For non-Node.JS projects

Load the Domsi source file in your project and evaluate it in your automated browser before running Domsi queries. Here is an example in Python 3.

from selenium import webdriver

domsi_src = '''Import Domsi source here'''

driver = webdriver.Chrome()
driver.get("https://www.google.com/")
driver.execute_script(domsi_src + 'window.domsi=domsi;')
results = driver.execute('''
    return domsi.findAll({ tagName: 'img' })
        .map((result) => result.node.getAttribute('src'));
''')
print(results)

driver.close()

If I have the time, I will make a Python wrapper for initDomsi and runDomsiAnonymously too.

Query Selector

domsi.find(domsiSelector, [element]) Returns a DomsiObject that represents the first element matched. If element is specified, the selector will only search for children of the element (including itself).

domsi.findAll(domsiSelector, [element]) Identical to domsi.find, except it returns all elements matched.
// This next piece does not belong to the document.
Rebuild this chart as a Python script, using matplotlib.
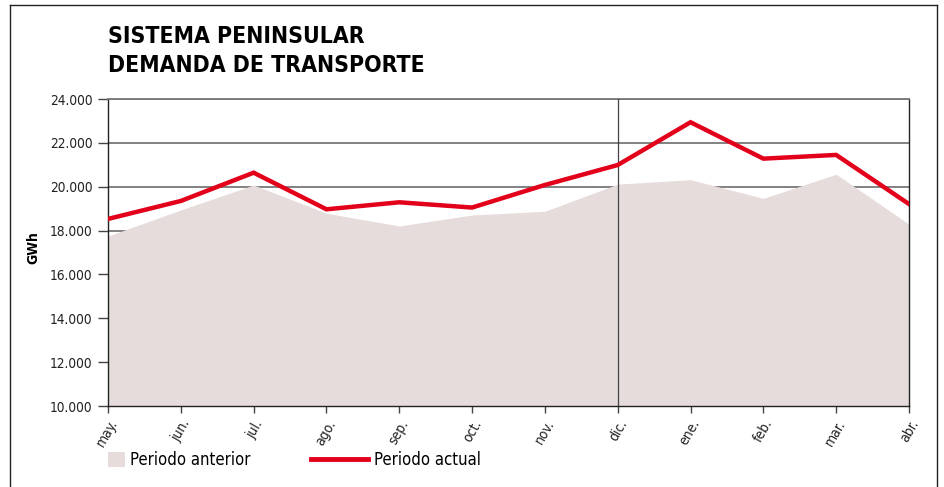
#!/usr/bin/env python3
import matplotlib
matplotlib.use("Agg")
import matplotlib.pyplot as plt
from matplotlib.lines import Line2D
from matplotlib.patches import Patch
from matplotlib.ticker import FuncFormatter

# data (GWh)
months = ["may.", "jun.", "jul.", "ago.", "sep.", "oct.", "nov.",
          "dic.", "ene.", "feb.", "mar.", "abr."]
periodo_anterior = [17750, 18940, 20080, 18790, 18210, 18710, 18880,
                    20120, 20320, 19470, 20570, 18290]
periodo_actual = [18530, 19350, 20640, 18970, 19290, 19050, 20080,
                  20990, 22940, 21280, 21450, 19210]
y_ticks = [10000, 12000, 14000, 16000, 18000, 20000, 22000, 24000]

plt.rcParams["font.family"] = ["DejaVu Sans"]
plt.rcParams["font.stretch"] = "condensed"

RED = "#e2001a"
AREA = "#e6dcdb"

fig = plt.figure(figsize=(9.44, 4.87), dpi=100)
ax = fig.add_axes([108 / 944, 1 - 406 / 487, 801 / 944, 307 / 487])

x = list(range(len(months)))
ax.fill_between(x, 10000, periodo_anterior, color=AREA, lw=0, zorder=2)
ax.plot(x, periodo_actual, color=RED, lw=3.2, solid_joinstyle="miter", zorder=4)
ax.axvline(months.index("dic."), color="#444444", lw=0.9, zorder=3)

ax.set_xlim(0, len(months) - 1)
ax.set_ylim(10000, 24000)
ax.set_yticks(y_ticks)
ax.yaxis.set_major_formatter(FuncFormatter(lambda v, p: f"{int(v):,}".replace(",", ".")))
ax.set_xticks(x)
ax.set_xticklabels(months, rotation=60, ha="right", va="top", rotation_mode="anchor")
ax.grid(axis="y", color="#777777", lw=1.3, zorder=1)
ax.set_axisbelow(True)

ax.tick_params(axis="y", length=7, width=1, color="#444444", labelsize=9.8,
               labelcolor="#222222", pad=4)
ax.tick_params(axis="x", length=5, width=1, color="#444444", labelsize=10,
               labelcolor="#222222", pad=3)
for s in ["left", "bottom", "right"]:
    ax.spines[s].set_color("#222222")
    ax.spines[s].set_linewidth(1)
ax.spines["top"].set_color("#777777")
ax.spines["top"].set_linewidth(1.3)

ax.set_ylabel("GWh", fontsize=10, fontweight="bold")
ax.yaxis.set_label_coords(-68 / 801, 0.515)

fig.text(108 / 944, 1 - 25 / 487, "SISTEMA PENINSULAR\nDEMANDA DE TRANSPORTE",
         fontsize=16.5, fontweight="bold", va="top", ha="left", linespacing=1.36)

# legend: square patch and long red line, placed as in the reference
fig.legend(handles=[Patch(facecolor=AREA, edgecolor="none", label="Periodo anterior")],
           loc="center left", bbox_to_anchor=(108 / 944, 1 - 460 / 487),
           frameon=False, fontsize=12, handlelength=1.0, handleheight=1.0,
           handletextpad=0.3, borderpad=0, borderaxespad=0)
fig.legend(handles=[Line2D([0], [0], color=RED, lw=3.5, label="Periodo actual")],
           loc="center left", bbox_to_anchor=(311 / 944, 1 - 460 / 487),
           frameon=False, fontsize=12, handlelength=3.4,
           handletextpad=0.4, borderpad=0, borderaxespad=0)

# outer frame
fig.add_artist(Line2D([10 / 944, 10 / 944], [0, 1 - 5 / 487], color="#222222", lw=1))
fig.add_artist(Line2D([10 / 944, 937 / 944], [1 - 5 / 487, 1 - 5 / 487], color="#222222", lw=1))
fig.add_artist(Line2D([937 / 944, 937 / 944], [0, 1 - 5 / 487], color="#222222", lw=1))

fig.savefig("out.png", dpi=100)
Under the hood, domsi.find calls domsi.findAll and returns the first element.

DomsiObject

All matches returned by domsi.find and domsi.findAll are DomsiObjects. They take on the following structure:

{
    node: HTMLNode;
    children: {
        [name: string]: DomsiObject | DomsiObject[];
    };
}

Documentation on the children returned can be found in DomsiChildrenSelector.